Source data >>
** start **
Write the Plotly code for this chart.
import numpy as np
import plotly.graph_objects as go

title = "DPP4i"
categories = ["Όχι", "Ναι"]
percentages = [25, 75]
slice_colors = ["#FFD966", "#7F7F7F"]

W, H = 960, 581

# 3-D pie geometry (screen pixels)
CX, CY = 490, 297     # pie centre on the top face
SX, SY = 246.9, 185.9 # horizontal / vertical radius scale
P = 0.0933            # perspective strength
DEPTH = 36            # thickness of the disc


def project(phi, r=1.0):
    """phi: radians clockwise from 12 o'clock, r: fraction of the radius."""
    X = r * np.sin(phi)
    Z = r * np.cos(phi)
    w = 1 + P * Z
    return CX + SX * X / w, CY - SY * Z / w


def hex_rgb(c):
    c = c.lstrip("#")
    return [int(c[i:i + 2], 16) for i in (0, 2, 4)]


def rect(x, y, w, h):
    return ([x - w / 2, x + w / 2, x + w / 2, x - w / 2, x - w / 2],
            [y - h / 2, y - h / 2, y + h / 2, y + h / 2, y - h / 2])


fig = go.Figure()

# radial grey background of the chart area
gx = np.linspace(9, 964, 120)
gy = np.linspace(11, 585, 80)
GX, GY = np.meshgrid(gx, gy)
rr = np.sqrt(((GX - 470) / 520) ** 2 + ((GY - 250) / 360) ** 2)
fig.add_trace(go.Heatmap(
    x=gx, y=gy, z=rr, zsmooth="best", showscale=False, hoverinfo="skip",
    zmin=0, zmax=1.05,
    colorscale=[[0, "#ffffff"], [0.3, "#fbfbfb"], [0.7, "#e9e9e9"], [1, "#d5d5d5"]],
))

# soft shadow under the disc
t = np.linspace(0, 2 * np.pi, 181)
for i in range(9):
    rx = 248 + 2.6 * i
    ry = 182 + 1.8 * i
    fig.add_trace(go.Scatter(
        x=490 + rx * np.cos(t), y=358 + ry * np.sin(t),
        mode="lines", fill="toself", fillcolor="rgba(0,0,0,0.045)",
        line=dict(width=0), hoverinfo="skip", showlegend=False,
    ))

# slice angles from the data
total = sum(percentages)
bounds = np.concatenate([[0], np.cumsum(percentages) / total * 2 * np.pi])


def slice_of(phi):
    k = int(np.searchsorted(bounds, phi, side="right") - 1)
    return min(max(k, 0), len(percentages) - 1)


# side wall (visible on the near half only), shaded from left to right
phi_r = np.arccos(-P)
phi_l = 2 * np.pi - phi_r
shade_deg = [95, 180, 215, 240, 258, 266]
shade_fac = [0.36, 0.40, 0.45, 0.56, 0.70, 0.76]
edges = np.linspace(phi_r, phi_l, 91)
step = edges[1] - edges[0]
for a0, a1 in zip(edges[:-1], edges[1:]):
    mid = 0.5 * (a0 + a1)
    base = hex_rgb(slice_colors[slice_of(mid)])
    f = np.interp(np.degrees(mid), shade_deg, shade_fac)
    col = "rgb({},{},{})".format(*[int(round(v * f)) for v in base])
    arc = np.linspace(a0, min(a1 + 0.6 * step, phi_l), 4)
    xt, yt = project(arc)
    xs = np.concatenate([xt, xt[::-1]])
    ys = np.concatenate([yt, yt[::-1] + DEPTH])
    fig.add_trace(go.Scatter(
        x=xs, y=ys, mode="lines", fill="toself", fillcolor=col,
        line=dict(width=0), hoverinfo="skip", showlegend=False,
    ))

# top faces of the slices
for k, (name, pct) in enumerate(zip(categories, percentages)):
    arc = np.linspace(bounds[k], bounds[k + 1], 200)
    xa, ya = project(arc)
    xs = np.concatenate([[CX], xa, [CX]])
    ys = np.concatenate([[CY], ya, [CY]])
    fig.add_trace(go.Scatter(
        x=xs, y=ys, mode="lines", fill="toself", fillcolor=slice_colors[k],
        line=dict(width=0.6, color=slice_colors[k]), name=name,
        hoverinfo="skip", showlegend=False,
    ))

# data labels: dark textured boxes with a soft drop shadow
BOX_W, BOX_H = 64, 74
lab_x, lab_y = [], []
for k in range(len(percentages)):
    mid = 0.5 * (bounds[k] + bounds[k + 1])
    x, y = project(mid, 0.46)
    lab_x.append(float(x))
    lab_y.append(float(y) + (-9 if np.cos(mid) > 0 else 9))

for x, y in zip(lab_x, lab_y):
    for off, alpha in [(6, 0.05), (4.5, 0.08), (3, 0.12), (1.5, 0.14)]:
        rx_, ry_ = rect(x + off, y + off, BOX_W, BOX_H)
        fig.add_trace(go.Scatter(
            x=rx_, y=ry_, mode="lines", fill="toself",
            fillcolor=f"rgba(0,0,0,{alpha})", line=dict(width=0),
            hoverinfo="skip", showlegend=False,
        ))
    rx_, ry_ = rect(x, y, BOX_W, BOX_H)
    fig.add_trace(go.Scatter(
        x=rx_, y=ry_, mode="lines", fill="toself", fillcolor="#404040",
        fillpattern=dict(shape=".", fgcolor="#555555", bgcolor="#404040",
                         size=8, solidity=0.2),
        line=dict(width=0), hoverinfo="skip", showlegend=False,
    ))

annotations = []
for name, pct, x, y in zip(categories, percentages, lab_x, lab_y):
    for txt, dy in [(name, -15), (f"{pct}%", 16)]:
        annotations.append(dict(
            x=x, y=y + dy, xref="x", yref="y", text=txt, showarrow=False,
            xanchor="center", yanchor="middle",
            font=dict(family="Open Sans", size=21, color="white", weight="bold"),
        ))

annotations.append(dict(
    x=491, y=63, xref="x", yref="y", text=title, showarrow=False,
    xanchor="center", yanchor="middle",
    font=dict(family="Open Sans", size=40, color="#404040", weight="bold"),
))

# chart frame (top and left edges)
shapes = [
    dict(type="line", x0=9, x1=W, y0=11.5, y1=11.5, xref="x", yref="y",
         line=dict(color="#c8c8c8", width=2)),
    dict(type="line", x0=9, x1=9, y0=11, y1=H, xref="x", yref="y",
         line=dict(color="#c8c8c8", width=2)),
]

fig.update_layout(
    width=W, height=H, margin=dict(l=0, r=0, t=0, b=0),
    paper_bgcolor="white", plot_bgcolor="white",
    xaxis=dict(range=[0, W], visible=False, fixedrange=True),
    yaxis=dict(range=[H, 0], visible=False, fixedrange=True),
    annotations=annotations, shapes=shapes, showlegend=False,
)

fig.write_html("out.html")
** end **
What to do >>
The data above must be returned in full, exactly as written.

Written solution >>
Write the Plotly code for this chart.
import numpy as np
import plotly.graph_objects as go

title = "DPP4i"
categories = ["Όχι", "Ναι"]
percentages = [25, 75]
slice_colors = ["#FFD966", "#7F7F7F"]

W, H = 960, 581

# 3-D pie geometry (screen pixels)
CX, CY = 490, 297     # pie centre on the top face
SX, SY = 246.9, 185.9 # horizontal / vertical radius scale
P = 0.0933            # perspective strength
DEPTH = 36            # thickness of the disc


def project(phi, r=1.0):
    """phi: radians clockwise from 12 o'clock, r: fraction of the radius."""
    X = r * np.sin(phi)
    Z = r * np.cos(phi)
    w = 1 + P * Z
    return CX + SX * X / w, CY - SY * Z / w


def hex_rgb(c):
    c = c.lstrip("#")
    return [int(c[i:i + 2], 16) for i in (0, 2, 4)]


def rect(x, y, w, h):
    return ([x - w / 2, x + w / 2, x + w / 2, x - w / 2, x - w / 2],
            [y - h / 2, y - h / 2, y + h / 2, y + h / 2, y - h / 2])


fig = go.Figure()

# radial grey background of the chart area
gx = np.linspace(9, 964, 120)
gy = np.linspace(11, 585, 80)
GX, GY = np.meshgrid(gx, gy)
rr = np.sqrt(((GX - 470) / 520) ** 2 + ((GY - 250) / 360) ** 2)
fig.add_trace(go.Heatmap(
    x=gx, y=gy, z=rr, zsmooth="best", showscale=False, hoverinfo="skip",
    zmin=0, zmax=1.05,
    colorscale=[[0, "#ffffff"], [0.3, "#fbfbfb"], [0.7, "#e9e9e9"], [1, "#d5d5d5"]],
))

# soft shadow under the disc
t = np.linspace(0, 2 * np.pi, 181)
for i in range(9):
    rx = 248 + 2.6 * i
    ry = 182 + 1.8 * i
    fig.add_trace(go.Scatter(
        x=490 + rx * np.cos(t), y=358 + ry * np.sin(t),
        mode="lines", fill="toself", fillcolor="rgba(0,0,0,0.045)",
        line=dict(width=0), hoverinfo="skip", showlegend=False,
    ))

# slice angles from the data
total = sum(percentages)
bounds = np.concatenate([[0], np.cumsum(percentages) / total * 2 * np.pi])


def slice_of(phi):
    k = int(np.searchsorted(bounds, phi, side="right") - 1)
    return min(max(k, 0), len(percentages) - 1)


# side wall (visible on the near half only), shaded from left to right
phi_r = np.arccos(-P)
phi_l = 2 * np.pi - phi_r
shade_deg = [95, 180, 215, 240, 258, 266]
shade_fac = [0.36, 0.40, 0.45, 0.56, 0.70, 0.76]
edges = np.linspace(phi_r, phi_l, 91)
step = edges[1] - edges[0]
for a0, a1 in zip(edges[:-1], edges[1:]):
    mid = 0.5 * (a0 + a1)
    base = hex_rgb(slice_colors[slice_of(mid)])
    f = np.interp(np.degrees(mid), shade_deg, shade_fac)
    col = "rgb({},{},{})".format(*[int(round(v * f)) for v in base])
    arc = np.linspace(a0, min(a1 + 0.6 * step, phi_l), 4)
    xt, yt = project(arc)
    xs = np.concatenate([xt, xt[::-1]])
    ys = np.concatenate([yt, yt[::-1] + DEPTH])
    fig.add_trace(go.Scatter(
        x=xs, y=ys, mode="lines", fill="toself", fillcolor=col,
        line=dict(width=0), hoverinfo="skip", showlegend=False,
    ))

# top faces of the slices
for k, (name, pct) in enumerate(zip(categories, percentages)):
    arc = np.linspace(bounds[k], bounds[k + 1], 200)
    xa, ya = project(arc)
    xs = np.concatenate([[CX], xa, [CX]])
    ys = np.concatenate([[CY], ya, [CY]])
    fig.add_trace(go.Scatter(
        x=xs, y=ys, mode="lines", fill="toself", fillcolor=slice_colors[k],
        line=dict(width=0.6, color=slice_colors[k]), name=name,
        hoverinfo="skip", showlegend=False,
    ))

# data labels: dark textured boxes with a soft drop shadow
BOX_W, BOX_H = 64, 74
lab_x, lab_y = [], []
for k in range(len(percentages)):
    mid = 0.5 * (bounds[k] + bounds[k + 1])
    x, y = project(mid, 0.46)
    lab_x.append(float(x))
    lab_y.append(float(y) + (-9 if np.cos(mid) > 0 else 9))

for x, y in zip(lab_x, lab_y):
    for off, alpha in [(6, 0.05), (4.5, 0.08), (3, 0.12), (1.5, 0.14)]:
        rx_, ry_ = rect(x + off, y + off, BOX_W, BOX_H)
        fig.add_trace(go.Scatter(
            x=rx_, y=ry_, mode="lines", fill="toself",
            fillcolor=f"rgba(0,0,0,{alpha})", line=dict(width=0),
            hoverinfo="skip", showlegend=False,
        ))
    rx_, ry_ = rect(x, y, BOX_W, BOX_H)
    fig.add_trace(go.Scatter(
        x=rx_, y=ry_, mode="lines", fill="toself", fillcolor="#404040",
        fillpattern=dict(shape=".", fgcolor="#555555", bgcolor="#404040",
                         size=8, solidity=0.2),
        line=dict(width=0), hoverinfo="skip", showlegend=False,
    ))

annotations = []
for name, pct, x, y in zip(categories, percentages, lab_x, lab_y):
    for txt, dy in [(name, -15), (f"{pct}%", 16)]:
        annotations.append(dict(
            x=x, y=y + dy, xref="x", yref="y", text=txt, showarrow=False,
            xanchor="center", yanchor="middle",
            font=dict(family="Open Sans", size=21, color="white", weight="bold"),
        ))

annotations.append(dict(
    x=491, y=63, xref="x", yref="y", text=title, showarrow=False,
    xanchor="center", yanchor="middle",
    font=dict(family="Open Sans", size=40, color="#404040", weight="bold"),
))

# chart frame (top and left edges)
shapes = [
    dict(type="line", x0=9, x1=W, y0=11.5, y1=11.5, xref="x", yref="y",
         line=dict(color="#c8c8c8", width=2)),
    dict(type="line", x0=9, x1=9, y0=11, y1=H, xref="x", yref="y",
         line=dict(color="#c8c8c8", width=2)),
]

fig.update_layout(
    width=W, height=H, margin=dict(l=0, r=0, t=0, b=0),
    paper_bgcolor="white", plot_bgcolor="white",
    xaxis=dict(range=[0, W], visible=False, fixedrange=True),
    yaxis=dict(range=[H, 0], visible=False, fixedrange=True),
    annotations=annotations, shapes=shapes, showlegend=False,
)

fig.write_html("out.html")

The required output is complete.